Job — For the listing below, give the number of lines in which "this" occurs. Add nothing.

......

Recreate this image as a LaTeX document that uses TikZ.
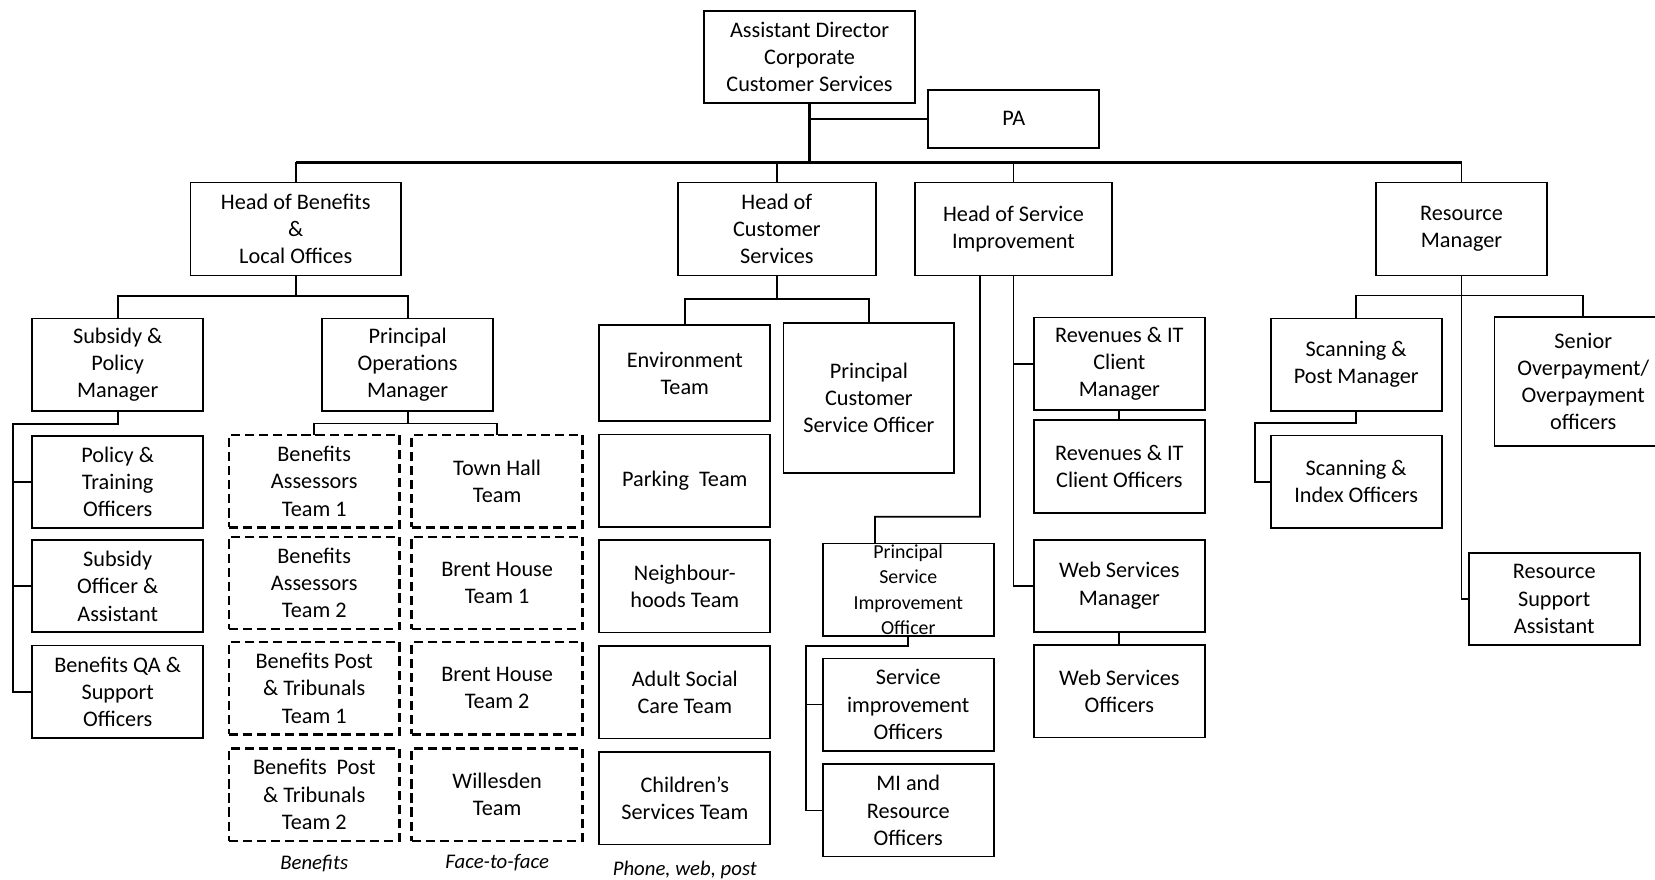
\documentclass[tikz,border=0pt]{standalone}
\usepackage{fontspec}
\setmainfont{Carlito}

\begin{document}
\begin{tikzpicture}[x=0.02cm, y=-0.02cm]
 \tikzstyle{poste}=[draw, line width=0.95pt, text=black, align=center, inner sep=0pt, outer sep=0pt, minimum width=3.24cm, minimum height=1.75cm, font=\fontsize{12}{14.7}\selectfont]
 \tikzstyle{tirets}=[poste, line width=1.3pt, dash pattern=on 5pt off 2.6pt]
 \tikzstyle{lien}=[line width=0.95pt]
 \tikzstyle{tronc}=[line width=1.4pt]
 \tikzstyle{legende}=[font=\fontsize{11.2}{13}\selectfont\itshape]
 \useasboundingbox (0,0) rectangle (1568,833);
 %
 \node[poste, minimum width=4cm] (AD) at (767, 54) {Assistant Director\\Corporate\\Customer Services};
 \node[poste, minimum height=1.1cm] (PA) at (960.5, 112.5) {PA};
 %
 \node[poste, minimum width=3.99cm, minimum height=1.76cm] (HB) at (280.2, 217) {Head of Benefits\\\&\\Local Offices};
 \node[poste, minimum width=3.76cm, minimum height=1.76cm] (HCS) at (736, 217) {Head of\\Customer\\Services};
 \node[poste, minimum width=3.74cm, minimum height=1.76cm] (HSI) at (960.2, 217) {Head of Service\\Improvement};
 \node[poste, minimum height=1.76cm] (RM) at (1384.7, 217) {Resource\\Manager};
 %
 \node[poste] (SPM) at (111.5, 345.5) {Subsidy \&\\Policy\\Manager};
 \node[poste] (POM) at (386.2, 345.5) {Principal\\Operations\\Manager};
 \node[poste] (PTO) at (111.5, 456.5) {Policy \&\\Training\\Officers};
 \node[poste] (SOA) at (111.5, 555.3) {Subsidy\\Officer \&\\Assistant};
 \node[poste] (BQA) at (111.5, 655.3) {Benefits QA \&\\Support\\Officers};
 %
 \node[tirets] (BA1) at (297.7, 456) {Benefits\\Assessors\\Team 1};
 \node[tirets] (BA2) at (297.7, 552.3) {Benefits\\Assessors\\Team 2};
 \node[tirets] (BP1) at (297.7, 652) {Benefits Post\\\& Tribunals\\Team 1};
 \node[tirets] (BP2) at (297.7, 752.8) {Benefits\ \ Post\\\& Tribunals\\Team 2};
 \node[tirets] (TH) at (471, 456) {Town Hall\\Team};
 \node[tirets] (BH1) at (471, 552.3) {Brent House\\Team 1};
 \node[tirets] (BH2) at (471, 652) {Brent House\\Team 2};
 \node[tirets] (WT) at (471, 752.8) {Willesden\\Team};
 %
 \node[poste, minimum height=1.82cm] (ENV) at (648.8, 353.5) {Environment\\Team};
 \node[poste, minimum height=2.84cm] (PCSO) at (823.2, 377) {Principal\\Customer\\Service Officer};
 \node[poste] (PK) at (648.8, 455.5) {Parking\ \ Team};
 \node[poste] (NH) at (648.8, 555.5) {Neighbour-\\hoods Team};
 \node[poste] (ASC) at (648.8, 656) {Adult Social\\Care Team};
 \node[poste] (CS) at (648.8, 756.3) {Children’s\\Services Team};
 %
 \node[poste, font=\fontsize{10.7}{13.8}\selectfont] (PSIO) at (860.5, 558.6) {Principal\\Service\\Improvement\\Officer};
 \node[poste] (SIO) at (860.5, 667.5) {Service\\improvement\\Officers};
 \node[poste] (MIR) at (860.5, 767.8) {MI and\\Resource\\Officers};
 \node[poste] (RCM) at (1060.5, 344.5) {Revenues \& IT\\Client\\Manager};
 \node[poste] (RCO) at (1060.5, 442) {Revenues \& IT\\Client Officers};
 \node[poste] (WSM) at (1060.5, 555) {Web Services\\Manager};
 \node[poste] (WSO) at (1060.5, 655) {Web Services\\Officers};
 %
 \node[poste] (SCM) at (1284.9, 345.4) {Scanning \&\\Post Manager};
 \node[poste] (SIX) at (1284.9, 456.4) {Scanning \&\\Index Officers};
 \node[poste, minimum width=3.36cm, minimum height=2.45cm] (SOP) at (1500, 361.3) {Senior\\Overpayment/\\Overpayment\\officers};
 \node[poste] (RSA) at (1472.5, 567.6) {Resource\\Support\\Assistant};
 %
 \node[legende] (LB) at (297.7, 817.7) {Benefits};
 \node[legende] (LF) at (471, 817.7) {Face-to-face};
 \node[legende] (LP) at (648.8, 824.5) {Phone, web, post};
 %%
 \draw[tronc] (AD.south) -- ++(0,56) coordinate (bus);
 \draw[tronc] (HB.north |- bus) -- (RM.north |- bus);
 \foreach \n in {HB, HCS, HSI, RM}
   \draw[lien] (\n.north) -- (\n.north |- bus);
 \draw[lien] (PA.west) -- (PA.west -| bus);
 %
 \draw[lien] (HB.south) -- ++(0,19.4) coordinate (hbj);
 \draw[lien] (SPM.north) |- (hbj) -| (POM.north);
 \draw[lien] (SPM.south) |- ++(-99.5,12.6) coordinate (spmj) |- (BQA.west);
 \foreach \n in {PTO, SOA}
   \draw[lien] (\n.west) -- (\n.west -| spmj);
 \draw[lien] (POM.south) -- ++(0,12) coordinate (pomj);
 \draw[lien] (BA1.north) |- (pomj) -| (TH.north);
 %
 \draw[lien] (HCS.south) -- ++(0,22.3) coordinate (hcsj);
 \draw[lien] (ENV.north) |- (hcsj) -| (PCSO.north);
 %
 \draw[lien] ([xshift=-0.634cm]HSI.south) |- ++(-99.5,228.5) -- ([xshift=-0.63cm]PSIO.north);
 \draw[lien] (HSI.south) |- (WSM.west);
 \draw[lien] (RCM.west) -- (RCM.west -| HSI.south);
 \draw[lien] (RCM.south) -- (RCO.north);
 \draw[lien] (WSM.south) -- (WSO.north);
 \draw[lien] (PSIO.south) |- ++(-97,10) coordinate (psioj) |- (MIR.west);
 \draw[lien] (SIO.west) -- (SIO.west -| psioj);
 %
 \draw[lien] (RM.south) -- ++(0,19) coordinate (rmj);
 \draw[lien] (SCM.north) |- (rmj) -| (SOP.north);
 \draw[lien] (rmj) |- (RSA.west);
 \draw[lien] (SCM.south) |- ++(-96,11.6) coordinate (scmj) |- (SIX.west);
\end{tikzpicture}
\end{document}
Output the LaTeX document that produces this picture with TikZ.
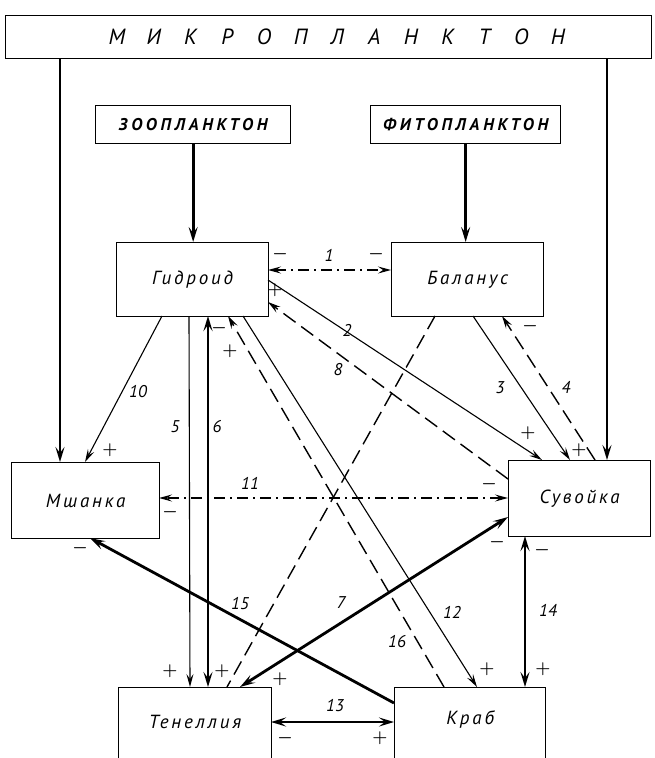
\documentclass[tikz,border=0pt]{standalone}
\usepackage{fontspec}
\setmainfont{PT Sans}
\newfontfamily\labfont{PT Sans}[LetterSpace=15]
\newfontfamily\capfont{PT Sans}[LetterSpace=22]
\usetikzlibrary{arrows.meta,calc}
\begin{document}
\begin{tikzpicture}[x=1pt,y=-1pt,
  box/.style={draw, line width=1.3pt, inner sep=0pt},
  boxtext/.style={font=\labfont\itshape\fontsize{19}{19}\selectfont},
  captext/.style={font=\capfont\bfseries\itshape\fontsize{17}{17}\selectfont},
  titletext/.style={font=\itshape\fontsize{22}{22}\selectfont},
  num/.style={font=\itshape\fontsize{17}{17}\selectfont, inner sep=0pt},
  sgn/.style={font=\fontsize{19}{19}\selectfont\boldmath, inner sep=0pt},
  thinln/.style={line width=1.1pt},
  thkln/.style={line width=2.8pt},
  dashln/.style={line width=1.4pt, dash pattern=on 15pt off 7pt},
  ddln/.style={line width=1.1pt, dash pattern=on 11pt off 5pt on 2pt off 5pt},
  arE/.style={-{Stealth[length=13pt,width=7pt,inset=5pt]}},
  arB/.style={{Stealth[length=13pt,width=7pt,inset=5pt]}-{Stealth[length=13pt,width=7pt,inset=5pt]}},
  arTE/.style={-{Stealth[length=15pt,width=9pt,inset=6pt]}},
  arTB/.style={{Stealth[length=15pt,width=9pt,inset=6pt]}-{Stealth[length=15pt,width=9pt,inset=6pt]}}
]
\useasboundingbox (0,0) rectangle (654,758);

% boxes
\node[box, anchor=north west, minimum width=646pt, minimum height=43pt] (mikro) at (5,15) {};
\foreach \c [count=\i from 0] in {М,И,К,Р,О,П,Л,А,Н,К,Т,О,Н}
  \node[titletext] (t\i) at (117+\i*36.75, 37) {\c};
\node[box, anchor=north west, minimum width=195pt, minimum height=38pt, captext] (zoo) at (95,105) {ЗООПЛАНКТОН};
\node[box, anchor=north west, minimum width=190pt, minimum height=38pt, captext] (phyto) at (370,105) {ФИТОПЛАНКТОН};
\node[box, anchor=north west, minimum width=152pt, minimum height=74pt, boxtext] (gid) at (116,242) {Гидроид};
\node[box, anchor=north west, minimum width=152pt, minimum height=74pt, boxtext] (bal) at (391,242) {Баланус};
\node[box, anchor=north west, minimum width=148pt, minimum height=76pt, boxtext] (msh) at (11,462) {Мшанка};
\node[box, anchor=north west, minimum width=142pt, minimum height=76pt, boxtext] (suv) at (508,460) {Сувойка};
\node[box, anchor=north west, minimum width=153pt, minimum height=100pt] (ten) at (118,687) {};
\node[box, anchor=north west, minimum width=151pt, minimum height=100pt] (kr) at (394,687) {};
\node[boxtext] (tenT) at ($(ten.north)+(0,35)$) {Тенеллия};
\node[boxtext] (krT) at ($(kr.north)+(0,33)$) {Краб};

% input arrows
\draw[thkln, arTE] ($(mikro.south west)+(55,0)$) -- ($(msh.north west)+(49,0)$);
\draw[thkln, arTE] ($(mikro.south west)+(602,0)$) -- ($(suv.north west)+(99,0)$);
\draw[thkln, arTE] (zoo.south) -- (zoo.south |- gid.north);
\draw[thkln, arTE] (phyto.south) -- (phyto.south |- bal.north);

% relations
\draw[ddln, arB] ($(gid.north west)+(152,28)$) -- ($(bal.north west)+(0,28)$);
\draw[thinln, arE] ($(gid.north west)+(152,38)$) -- ($(suv.north west)+(34,0)$);
\draw[thinln, arE] ($(bal.north west)+(82,74)$) -- ($(suv.north west)+(62,0)$);
\draw[dashln, arE] ($(suv.north west)+(87,0)$) -- ($(bal.north west)+(111,74)$);
\draw[thinln, arE] ($(gid.north west)+(73,74)$) -- ($(ten.north west)+(72,0)$);
\draw[thkln, arTB] ($(ten.north west)+(90,0)$) -- ($(gid.north west)+(92,74)$);
\draw[thkln, arTB] ($(ten.north west)+(122,0)$) -- ($(suv.north west)+(0,57)$);
\draw[dashln, arE] ($(suv.north west)+(0,19)$) -- ($(gid.north west)+(152,60)$);
\draw[dashln] ($(bal.north west)+(44,74)$) -- ($(ten.north west)+(109,0)$);
\draw[thinln, arE] ($(gid.north west)+(46,74)$) -- ($(msh.north west)+(74,0)$);
\draw[ddln, arB] ($(suv.north west)+(0,38)$) -- ($(msh.north west)+(148,36)$);
\draw[thinln, arE] ($(gid.north west)+(127,74)$) -- ($(kr.north west)+(83,0)$);
\draw[thkln, arTB] ($(ten.north west)+(153,35)$) -- ($(kr.north west)+(0,35)$);
\draw[thkln, arTB] ($(suv.north west)+(17,76)$) -- ($(kr.north west)+(131,0)$);
\draw[thkln, arTE] ($(kr.north west)+(0,16)$) -- ($(msh.north west)+(79,76)$);
\draw[dashln, arE] ($(kr.north west)+(50,0)$) -- ($(gid.north west)+(112,74)$);

% number labels
\node[num] (l1) at (329,255) {1};
\node[num] (l2) at (347,330) {2};
\node[num] (l3) at (500,388) {3};
\node[num] (l4) at (566,387) {4};
\node[num] (l5) at (175,427) {5};
\node[num] (l6) at (217,427) {6};
\node[num] (l7) at (341,603) {7};
\node[num] (l8) at (338,370) {8};
\node[num] (l10) at (138,392) {10};
\node[num] (l11) at (250,483) {11};
\node[num] (l12) at (452,612) {12};
\node[num] (l13) at (335,706) {13};
\node[num] (l14) at (548,610) {14};
\node[num] (l15) at (240,604) {15};
\node[num] (l16) at (397,642) {16};

% signs
\node[sgn] (s1) at (280,254) {$-$};
\node[sgn] (s2) at (376,254) {$-$};
\node[sgn] (s3) at (275,290) {$+$};
\node[sgn] (s4) at (219,328) {$-$};
\node[sgn] (s5) at (230,351) {$+$};
\node[sgn] (s6) at (530,326) {$-$};
\node[sgn] (s7) at (110,450) {$+$};
\node[sgn] (s8) at (528,433) {$+$};
\node[sgn] (s9) at (579,450) {$+$};
\node[sgn] (s10) at (489,484) {$-$};
\node[sgn] (s11) at (170,512) {$-$};
\node[sgn] (s12) at (80,548) {$-$};
\node[sgn] (s13) at (497,542) {$-$};
\node[sgn] (s14) at (542,550) {$-$};
\node[sgn] (s15) at (170,671) {$+$};
\node[sgn] (s16) at (222,671) {$+$};
\node[sgn] (s17) at (280,679) {$+$};
\node[sgn] (s18) at (487,669) {$+$};
\node[sgn] (s19) at (543,669) {$+$};
\node[sgn] (s20) at (285,738) {$-$};
\node[sgn] (s21) at (380,738) {$+$};
\end{tikzpicture}
\end{document}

......

Task result — 2